Host High CPU Runbook
Alert Details
- Alert Name: HostHighCpuUsage / HostCriticalCpuUsage
- Severity: Warning (>80%) / Critical (>95%)
- Metrics:
node_cpu_seconds_total
Initial Assessment
1. Verify Current CPU Usage
# Check CPU usage from Prometheus
curl -s "http://localhost:9090/api/v1/query?query=100-(avg(rate(node_cpu_seconds_total{mode='idle'}[5m]))*100)"

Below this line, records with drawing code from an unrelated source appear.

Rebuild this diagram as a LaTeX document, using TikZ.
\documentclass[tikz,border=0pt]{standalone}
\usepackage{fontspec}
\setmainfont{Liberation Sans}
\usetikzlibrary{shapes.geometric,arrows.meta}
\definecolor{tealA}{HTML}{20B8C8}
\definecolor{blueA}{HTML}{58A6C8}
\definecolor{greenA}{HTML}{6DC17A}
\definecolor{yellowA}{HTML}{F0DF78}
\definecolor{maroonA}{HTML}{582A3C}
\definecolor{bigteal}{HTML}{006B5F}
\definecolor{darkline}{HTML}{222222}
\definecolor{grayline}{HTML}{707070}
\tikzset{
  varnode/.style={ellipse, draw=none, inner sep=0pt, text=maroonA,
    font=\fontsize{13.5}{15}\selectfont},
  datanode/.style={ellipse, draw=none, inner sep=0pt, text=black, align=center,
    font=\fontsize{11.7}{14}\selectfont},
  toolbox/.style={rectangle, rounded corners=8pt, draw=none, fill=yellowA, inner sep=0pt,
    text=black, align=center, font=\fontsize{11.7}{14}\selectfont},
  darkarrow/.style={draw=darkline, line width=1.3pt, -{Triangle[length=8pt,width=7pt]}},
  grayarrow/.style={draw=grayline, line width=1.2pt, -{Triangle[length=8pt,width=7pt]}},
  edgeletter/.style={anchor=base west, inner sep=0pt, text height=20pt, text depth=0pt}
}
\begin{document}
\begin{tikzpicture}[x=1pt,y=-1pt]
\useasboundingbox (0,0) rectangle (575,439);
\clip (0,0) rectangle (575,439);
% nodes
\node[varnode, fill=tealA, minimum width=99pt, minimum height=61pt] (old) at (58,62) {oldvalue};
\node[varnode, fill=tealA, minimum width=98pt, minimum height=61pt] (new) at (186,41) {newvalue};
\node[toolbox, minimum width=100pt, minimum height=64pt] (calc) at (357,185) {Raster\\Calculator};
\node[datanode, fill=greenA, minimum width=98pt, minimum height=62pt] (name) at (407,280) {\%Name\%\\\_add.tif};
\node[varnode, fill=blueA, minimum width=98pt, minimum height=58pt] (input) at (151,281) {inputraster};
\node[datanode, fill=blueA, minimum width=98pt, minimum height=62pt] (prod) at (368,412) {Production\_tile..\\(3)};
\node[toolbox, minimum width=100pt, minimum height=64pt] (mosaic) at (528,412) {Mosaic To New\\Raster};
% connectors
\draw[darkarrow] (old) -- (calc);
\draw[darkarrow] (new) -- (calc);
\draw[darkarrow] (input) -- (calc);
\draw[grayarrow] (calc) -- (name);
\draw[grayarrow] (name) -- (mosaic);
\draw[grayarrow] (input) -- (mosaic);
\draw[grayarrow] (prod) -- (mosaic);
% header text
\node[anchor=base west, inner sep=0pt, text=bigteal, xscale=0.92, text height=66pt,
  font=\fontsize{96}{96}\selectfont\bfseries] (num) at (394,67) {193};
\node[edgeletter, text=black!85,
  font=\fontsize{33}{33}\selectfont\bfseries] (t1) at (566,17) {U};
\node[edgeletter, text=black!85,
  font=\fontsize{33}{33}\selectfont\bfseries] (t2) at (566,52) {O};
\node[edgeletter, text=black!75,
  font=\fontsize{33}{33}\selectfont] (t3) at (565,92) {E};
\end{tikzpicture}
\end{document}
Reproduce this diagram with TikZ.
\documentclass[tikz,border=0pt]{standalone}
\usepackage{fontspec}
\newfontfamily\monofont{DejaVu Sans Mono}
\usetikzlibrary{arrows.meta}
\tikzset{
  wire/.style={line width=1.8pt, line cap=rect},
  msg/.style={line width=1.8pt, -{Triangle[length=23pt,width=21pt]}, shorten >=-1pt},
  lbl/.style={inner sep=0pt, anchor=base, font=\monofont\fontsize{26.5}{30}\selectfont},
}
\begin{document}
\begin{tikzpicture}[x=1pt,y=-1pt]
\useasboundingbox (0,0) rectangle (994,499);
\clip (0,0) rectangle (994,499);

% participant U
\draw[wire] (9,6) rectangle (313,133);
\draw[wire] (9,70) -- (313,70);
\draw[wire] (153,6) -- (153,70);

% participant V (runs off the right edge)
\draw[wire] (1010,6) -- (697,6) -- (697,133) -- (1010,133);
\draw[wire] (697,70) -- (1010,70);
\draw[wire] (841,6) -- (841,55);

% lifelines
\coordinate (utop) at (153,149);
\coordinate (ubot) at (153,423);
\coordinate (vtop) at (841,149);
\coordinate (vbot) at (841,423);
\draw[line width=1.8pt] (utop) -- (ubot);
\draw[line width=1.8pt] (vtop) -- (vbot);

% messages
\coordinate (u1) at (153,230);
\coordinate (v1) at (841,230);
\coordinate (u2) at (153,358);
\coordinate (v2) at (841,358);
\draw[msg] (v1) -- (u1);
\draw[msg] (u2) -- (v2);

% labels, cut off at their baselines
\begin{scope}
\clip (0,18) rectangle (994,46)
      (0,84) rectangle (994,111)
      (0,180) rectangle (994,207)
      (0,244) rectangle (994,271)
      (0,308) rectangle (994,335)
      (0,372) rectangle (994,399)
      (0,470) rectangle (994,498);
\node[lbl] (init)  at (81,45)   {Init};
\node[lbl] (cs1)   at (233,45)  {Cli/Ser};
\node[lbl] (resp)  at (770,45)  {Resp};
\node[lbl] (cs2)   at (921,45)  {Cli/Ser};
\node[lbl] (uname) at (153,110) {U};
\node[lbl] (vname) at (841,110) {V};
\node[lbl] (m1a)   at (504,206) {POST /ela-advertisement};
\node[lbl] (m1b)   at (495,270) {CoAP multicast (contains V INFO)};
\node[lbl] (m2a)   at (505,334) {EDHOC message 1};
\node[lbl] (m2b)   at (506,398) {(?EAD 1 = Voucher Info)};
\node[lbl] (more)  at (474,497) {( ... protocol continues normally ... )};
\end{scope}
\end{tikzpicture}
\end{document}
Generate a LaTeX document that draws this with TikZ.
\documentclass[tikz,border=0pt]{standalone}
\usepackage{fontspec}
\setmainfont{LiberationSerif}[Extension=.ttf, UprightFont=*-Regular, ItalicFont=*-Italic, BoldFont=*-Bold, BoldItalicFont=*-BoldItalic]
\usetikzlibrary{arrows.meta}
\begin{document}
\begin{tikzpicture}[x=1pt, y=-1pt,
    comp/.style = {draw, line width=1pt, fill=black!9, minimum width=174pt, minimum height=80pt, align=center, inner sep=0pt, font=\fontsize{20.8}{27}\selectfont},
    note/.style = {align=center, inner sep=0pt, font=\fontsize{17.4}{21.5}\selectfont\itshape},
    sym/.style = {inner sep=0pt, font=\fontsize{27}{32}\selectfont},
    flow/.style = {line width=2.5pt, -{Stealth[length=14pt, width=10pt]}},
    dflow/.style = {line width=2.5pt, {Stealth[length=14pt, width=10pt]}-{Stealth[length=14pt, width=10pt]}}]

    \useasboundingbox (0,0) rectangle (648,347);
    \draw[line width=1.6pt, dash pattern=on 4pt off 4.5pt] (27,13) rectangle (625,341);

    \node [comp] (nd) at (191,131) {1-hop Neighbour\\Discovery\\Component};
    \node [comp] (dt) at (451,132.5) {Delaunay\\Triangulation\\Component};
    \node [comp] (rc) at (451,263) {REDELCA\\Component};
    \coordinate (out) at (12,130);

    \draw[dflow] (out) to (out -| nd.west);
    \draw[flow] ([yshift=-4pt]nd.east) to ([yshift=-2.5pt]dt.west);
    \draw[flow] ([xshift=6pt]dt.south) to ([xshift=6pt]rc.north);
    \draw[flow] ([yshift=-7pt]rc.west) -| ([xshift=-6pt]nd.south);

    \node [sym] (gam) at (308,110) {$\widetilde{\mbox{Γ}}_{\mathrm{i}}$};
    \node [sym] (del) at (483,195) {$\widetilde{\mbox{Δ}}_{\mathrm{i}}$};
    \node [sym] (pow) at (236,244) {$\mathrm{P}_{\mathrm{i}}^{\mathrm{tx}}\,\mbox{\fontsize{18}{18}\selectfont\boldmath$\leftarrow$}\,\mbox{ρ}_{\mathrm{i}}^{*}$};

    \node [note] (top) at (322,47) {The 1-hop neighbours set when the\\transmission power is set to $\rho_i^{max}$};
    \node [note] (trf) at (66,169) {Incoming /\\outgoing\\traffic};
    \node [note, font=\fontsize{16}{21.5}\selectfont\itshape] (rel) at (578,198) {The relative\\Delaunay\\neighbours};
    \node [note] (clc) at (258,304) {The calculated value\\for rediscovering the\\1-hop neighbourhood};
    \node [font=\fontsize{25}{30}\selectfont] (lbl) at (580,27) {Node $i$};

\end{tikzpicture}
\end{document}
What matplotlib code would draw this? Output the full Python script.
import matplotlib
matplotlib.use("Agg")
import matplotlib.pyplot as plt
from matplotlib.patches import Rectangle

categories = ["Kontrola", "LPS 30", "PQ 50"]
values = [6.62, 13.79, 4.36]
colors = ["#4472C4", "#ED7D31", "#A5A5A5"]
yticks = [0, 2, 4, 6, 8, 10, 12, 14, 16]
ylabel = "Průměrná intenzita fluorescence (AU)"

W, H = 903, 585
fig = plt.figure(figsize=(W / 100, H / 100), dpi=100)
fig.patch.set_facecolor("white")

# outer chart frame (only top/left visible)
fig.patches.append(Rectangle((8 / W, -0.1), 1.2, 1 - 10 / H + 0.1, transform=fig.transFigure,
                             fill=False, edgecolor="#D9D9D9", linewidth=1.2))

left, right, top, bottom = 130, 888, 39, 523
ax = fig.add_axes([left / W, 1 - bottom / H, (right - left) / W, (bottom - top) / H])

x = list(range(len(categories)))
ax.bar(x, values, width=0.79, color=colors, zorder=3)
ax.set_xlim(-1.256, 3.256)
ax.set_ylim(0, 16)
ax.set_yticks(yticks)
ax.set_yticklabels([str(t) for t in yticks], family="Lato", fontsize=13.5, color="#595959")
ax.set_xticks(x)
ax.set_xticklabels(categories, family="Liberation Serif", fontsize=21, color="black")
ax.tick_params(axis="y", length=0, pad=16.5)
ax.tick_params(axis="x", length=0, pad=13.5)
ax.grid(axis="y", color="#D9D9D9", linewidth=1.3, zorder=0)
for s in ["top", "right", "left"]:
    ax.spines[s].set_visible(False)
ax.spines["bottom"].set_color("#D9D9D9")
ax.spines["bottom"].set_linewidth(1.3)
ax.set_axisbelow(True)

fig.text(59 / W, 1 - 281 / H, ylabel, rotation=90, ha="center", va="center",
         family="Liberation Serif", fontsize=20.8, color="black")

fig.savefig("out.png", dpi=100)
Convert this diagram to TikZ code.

# On host directly (via colima ssh)
colima ssh -- top -bn1 | head -20
2. Identify Top CPU Consumers
# Check container CPU usage
docker stats --no-stream --format "table {{.Name}}\t{{.CPUPerc}}\t{{.MemUsage}}" | sort -k2 -rh | head -15
# Check process CPU on host
colima ssh -- ps aux --sort=-%cpu | head -15
Common Causes
Container Runaway Process
- Identify the high-CPU container from
docker stats - Check container logs:
docker logs <container> --tail 100 - If safe to restart:
docker restart <container>
Build/Compilation Job
- Check if CI/CD build is running:
docker ps | grep -i build - If expected, wait for completion
- If stuck, check runner logs
Database Query Load
- Check PostgreSQL active queries:
SELECT pid, now() - pg_stat_activity.query_start AS duration, query
FROM pg_stat_activity WHERE state != 'idle' ORDER BY duration DESC; - Kill long-running queries if needed:
SELECT pg_cancel_backend(pid);
Memory Pressure (CPU in swap)
- Check if swapping:
colima ssh -- free -h - If high swap usage, see Host-High-Memory runbook
Remediation Steps
Safe Actions (Automated)
- Restart non-critical containers (nginx, redis, grafana)
- Scale down non-essential workloads
- Clear caches if memory pressure is contributing
Requires Human Approval
- Restart database containers
- Kill active database connections
- Scale down production services
Escalation Criteria
- CPU > 95% for more than 10 minutes
- Multiple hosts affected
- Critical services degraded
- Unknown root cause after initial investigation
Post-Incident
- Document root cause in incident timeline
- Add preventive alerts if new pattern identified
- Update this runbook if new resolution steps discovered